The decision was expected, setting the Federal Reserve's key lending rate in a target range of 4.25% to 4.5%.
That is down a full percentage point since September, when the bank started lowering borrowing costs, citing progress stabilising prices and a desire to head off economic weakening.
Reports since then indicate that the number of jobs being created has been more resilient than expected, while price rises have continued to bubble.
Inflation, which measures the pace of price increases, stood at 2.7% in the US in November - up from 2.6% a month earlier.
Lower interest rates spur economic activity by making it easier to borrow. This can encourage businesses to invest or expand and households to spend on items such as cars. But if demand rises, higher prices typically follow.
Fed officials - who want to see inflation of about 2% - have said they are aware of the risks.
'Closer call'
Its chairman Jerome Powell defended the cut on Wednesday, pointing to cooling in the job market over the last two years.
During a press conference, he conceded the move was a "closer call" and warned that officials were likely to cut less next year.
"We are in a new phase of the process," he said. "From this point forward, it's appropriate to move cautiously and look for progress on inflation."
Forecasts released by the bank also showed policymakers expect inflation next year to stay higher than previously expected at about 2.5%.
They still anticipate the bank's key rate will fall to 3.9% by the end of 2025, instead of the 3.4% predicted just three months ago.
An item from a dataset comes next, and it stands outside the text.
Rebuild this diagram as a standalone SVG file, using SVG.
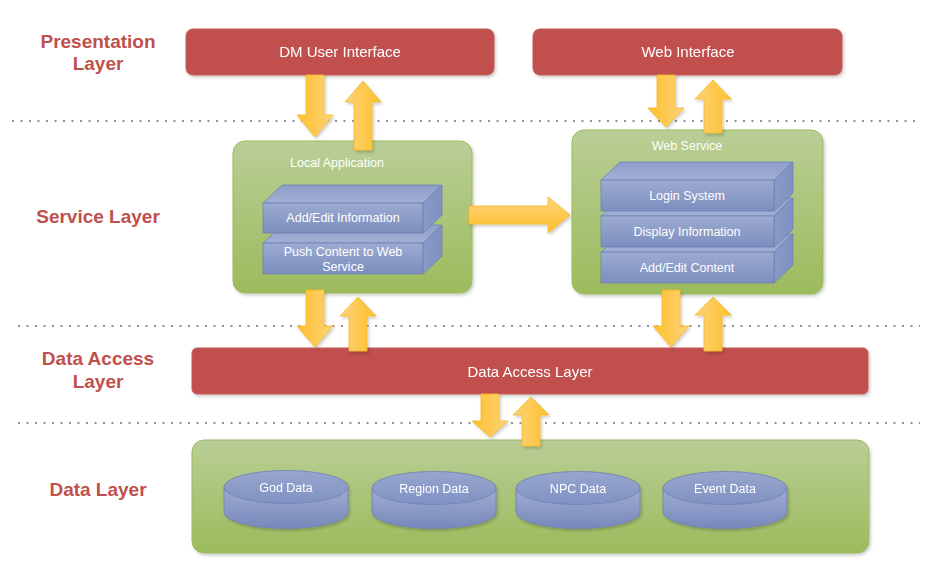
<svg xmlns="http://www.w3.org/2000/svg" width="935" height="567" viewBox="0 0 935 567">
<defs>
<linearGradient id="gGreen" x1="0" y1="0" x2="0" y2="1"><stop offset="0" stop-color="#B9CE96"/><stop offset="1" stop-color="#9CBB5C"/></linearGradient>
<linearGradient id="gFront" x1="0" y1="0" x2="0" y2="1"><stop offset="0" stop-color="#9DABD1"/><stop offset="1" stop-color="#7C8EBE"/></linearGradient>
<linearGradient id="gTop" x1="0" y1="0" x2="0" y2="1"><stop offset="0" stop-color="#8E9DC9"/><stop offset="1" stop-color="#A3B0D5"/></linearGradient>
<linearGradient id="gSide" x1="0" y1="0" x2="1" y2="0"><stop offset="0" stop-color="#8A9AC7"/><stop offset="1" stop-color="#8090C0"/></linearGradient>
<linearGradient id="gCylBody" x1="0" y1="0" x2="0" y2="1"><stop offset="0" stop-color="#A0ADD2"/><stop offset="1" stop-color="#7788BB"/></linearGradient>
<linearGradient id="gCylTop" x1="0" y1="0" x2="0" y2="1"><stop offset="0" stop-color="#97A6CE"/><stop offset="1" stop-color="#8192C2"/></linearGradient>
<linearGradient id="gDown" x1="1" y1="0" x2="0" y2="0"><stop offset="0" stop-color="#FDD27C"/><stop offset="1" stop-color="#FFC02A"/></linearGradient>
<linearGradient id="gUp" x1="0" y1="0" x2="1" y2="0"><stop offset="0" stop-color="#FDD27C"/><stop offset="1" stop-color="#FFC02A"/></linearGradient>
<linearGradient id="gRight" x1="0" y1="0" x2="0" y2="1"><stop offset="0" stop-color="#FDD27C"/><stop offset="1" stop-color="#FFC02A"/></linearGradient>
<filter id="sh" x="-10%" y="-10%" width="120%" height="130%"><feDropShadow dx="1.5" dy="2" stdDeviation="1.5" flood-color="#000" flood-opacity="0.2"/></filter>
</defs>
<style>
.lbl{font-family:"Liberation Sans",Arial,sans-serif;font-weight:bold;font-size:19px;fill:#C0504D;text-anchor:middle}
.red{fill:#C0504D;stroke:#C65A57;stroke-width:1}
.grn{fill:url(#gGreen);stroke:#9BBB59;stroke-width:1}
.wt{font-family:"Liberation Sans",Arial,sans-serif;fill:#FFFFFF;text-anchor:middle}
.t15{font-size:15px}
.t12{font-size:12.5px}
.front{fill:url(#gFront);stroke:#6E81B5;stroke-width:0.8}
.top{fill:url(#gTop);stroke:#6E81B5;stroke-width:0.8}
.side{fill:url(#gSide);stroke:#6E81B5;stroke-width:0.8}
.cb{fill:url(#gCylBody);stroke:#6E81B5;stroke-width:0.8}
.ct{fill:url(#gCylTop);stroke:#6E81B5;stroke-width:0.8}
.dot{stroke:#222;stroke-width:1.2;stroke-dasharray:2 6.5;fill:none}
.ad{fill:url(#gDown);stroke:#F5B820;stroke-width:0.8}
.au{fill:url(#gUp);stroke:#F5B820;stroke-width:0.8}
.ar{fill:url(#gRight);stroke:#F5B820;stroke-width:0.8}
</style>
<rect width="935" height="567" fill="#FFFFFF"/>

<g id="separators">
<line class="dot" x1="12" y1="121" x2="920" y2="121"/>
<line class="dot" x1="18" y1="326" x2="920" y2="326"/>
<line class="dot" x1="18" y1="423" x2="920" y2="423"/>
</g>

<g id="layer-labels">
<text class="lbl" x="98" y="48">Presentation</text>
<text class="lbl" x="98" y="70">Layer</text>
<text class="lbl" x="98" y="223">Service Layer</text>
<text class="lbl" x="98" y="365">Data Access</text>
<text class="lbl" x="98" y="388">Layer</text>
<text class="lbl" x="98" y="496">Data Layer</text>
</g>

<g id="dm-user-interface" filter="url(#sh)">
<rect class="red" x="186" y="29" width="308" height="46" rx="7"/>
<text class="wt t15" x="340" y="57">DM User Interface</text>
</g>

<g id="web-interface" filter="url(#sh)">
<rect class="red" x="533" y="29" width="309" height="46" rx="7"/>
<text class="wt t15" x="688" y="57">Web Interface</text>
</g>

<g id="local-application">
<rect class="grn" x="233" y="141" width="239" height="152" rx="12" filter="url(#sh)"/>
<text class="wt t12" x="337" y="167">Local Application</text>
<g id="push-content">
<polygon class="top" points="263,243 282,225 442,225 423,243"/>
<polygon class="side" points="423,243 442,225 442,256 423,274"/>
<rect class="front" x="263" y="243" width="160" height="31"/>
<text class="wt t12" x="343" y="256">Push Content to Web</text>
<text class="wt t12" x="343" y="271">Service</text>
</g>
<g id="add-edit-information">
<polygon class="top" points="263,203 282,185 442,185 423,203"/>
<polygon class="side" points="423,203 442,185 442,215 423,233"/>
<rect class="front" x="263" y="203" width="160" height="30"/>
<text class="wt t12" x="343" y="222">Add/Edit Information</text>
</g>
</g>

<g id="web-service">
<rect class="grn" x="572" y="130" width="251" height="164" rx="12" filter="url(#sh)"/>
<text class="wt t12" x="687" y="150">Web Service</text>
<g id="add-edit-content">
<polygon class="top" points="601,252 620,234 793,234 774,252"/>
<polygon class="side" points="774,252 793,234 793,265 774,283"/>
<rect class="front" x="601" y="252" width="173" height="31"/>
<text class="wt t12" x="687" y="272">Add/Edit Content</text>
</g>
<g id="display-information">
<polygon class="top" points="601,216 620,198 793,198 774,216"/>
<polygon class="side" points="774,216 793,198 793,229 774,247"/>
<rect class="front" x="601" y="216" width="173" height="31"/>
<text class="wt t12" x="687" y="236">Display Information</text>
</g>
<g id="login-system">
<polygon class="top" points="601,180 620,162 793,162 774,180"/>
<polygon class="side" points="774,180 793,162 793,193 774,211"/>
<rect class="front" x="601" y="180" width="173" height="31"/>
<text class="wt t12" x="687" y="200">Login System</text>
</g>
</g>

<g id="data-access-layer" filter="url(#sh)">
<rect class="red" x="192" y="348" width="676" height="46" rx="5"/>
<text class="wt t15" x="530" y="377">Data Access Layer</text>
</g>

<g id="data-layer">
<rect class="grn" x="192" y="440" width="677" height="113" rx="12" filter="url(#sh)"/>
<g id="god-data" filter="url(#sh)">
<path class="cb" d="M224,487 L224,512 A62,16.5 0 0 0 348,512 L348,487 Z"/>
<ellipse class="ct" cx="286" cy="487" rx="62" ry="16.5"/>
<text class="wt t12" x="286" y="492">God Data</text>
</g>
<g id="region-data" filter="url(#sh)">
<path class="cb" d="M372,488 L372,512 A62,16.5 0 0 0 496,512 L496,488 Z"/>
<ellipse class="ct" cx="434" cy="488" rx="62" ry="16.5"/>
<text class="wt t12" x="434" y="493">Region Data</text>
</g>
<g id="npc-data" filter="url(#sh)">
<path class="cb" d="M516,488 L516,512 A62,16.5 0 0 0 640,512 L640,488 Z"/>
<ellipse class="ct" cx="578" cy="488" rx="62" ry="16.5"/>
<text class="wt t12" x="578" y="493">NPC Data</text>
</g>
<g id="event-data" filter="url(#sh)">
<path class="cb" d="M663,488 L663,512 A62,16.5 0 0 0 787,512 L787,488 Z"/>
<ellipse class="ct" cx="725" cy="488" rx="62" ry="16.5"/>
<text class="wt t12" x="725" y="493">Event Data</text>
</g>
</g>

<g id="connectors" filter="url(#sh)">
<polygon class="ad" points="306,75 324,75 324,115 333,115 315,137 297,115 306,115"/>
<polygon class="au" points="354,150 372,150 372,102 381,102 363,81 345,102 354,102"/>
<polygon class="ad" points="657,75 675,75 675,108 684,108 666,127 648,108 657,108"/>
<polygon class="au" points="704,133 722,133 722,99 731,99 713,80 695,99 704,99"/>
<polygon class="ar" points="469,206 548,206 548,197 570,215 548,233 548,224 469,224"/>
<polygon class="ad" points="306,290 324,290 324,326 333,326 315,347 297,326 306,326"/>
<polygon class="au" points="349,351 367,351 367,316 376,316 358,297 340,316 349,316"/>
<polygon class="ad" points="662,290 680,290 680,326 689,326 671,347 653,326 662,326"/>
<polygon class="au" points="704,351 722,351 722,315 731,315 713,297 695,315 704,315"/>
<polygon class="ad" points="481,394 499,394 499,421 508,421 490,437 472,421 481,421"/>
<polygon class="au" points="522,446 540,446 540,415 549,415 531,397 513,415 522,415"/>
</g>
</svg>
John Ryding, chief economic advisor at Brean Capital, said he thought it would have been wiser for the Fed to hold off on a cut at this meeting, even if it risked upsetting markets expecting a reduction.
"There has been enormous progress made from the peak in inflation to where the US is now and it risks giving up on that progress, possibly even that progress being partially reversed," he said. "The economy looks strong... What's the rush?"
The decision - formally opposed by one Fed policymaker - is the last by the central bank before president-elect Donald Trump takes office. He won the election in November promising to bring down both prices and interest rates.
But analysts have warned that his policies, including plans to impose widespread import tariffs, could pose challenges to those goals.
The Fed's announcement comes a day before the Bank of England is due to make its latest interest rates decision in the UK, where price inflation has also recently ticked higher.
It is widely expected to hold its benchmark rate steady at 4.75%.
Monica George Michail, associate economist at the National Institute of Economic and Social Research, said the Bank of England was facing rates of wage growth and price increases for services that are hotter than in the US.
Some of the government's plans, which include hikes to the minimum wage, will also put pressure on inflation, she added.
"The Bank of England is trying to remain cautious," she said.
But she warned that inflation risks are present in the US as well, pointing to Mr Trump's tariff plans.
Mr Ryding said he thought the Bank of England - which unlike the Fed, does not have to consider unemployment as part of its mandate - was more clearly responding to the reality of the situation in front of it.
"The Bank [of England] is being more of a prudent central bank than the Fed is right now," he said.
Mr Powell, however, expressed confidence the Fed was well positioned to respond to challenges ahead.
"We think that the economy is in a really good place and we think policy is in a really good place," he said.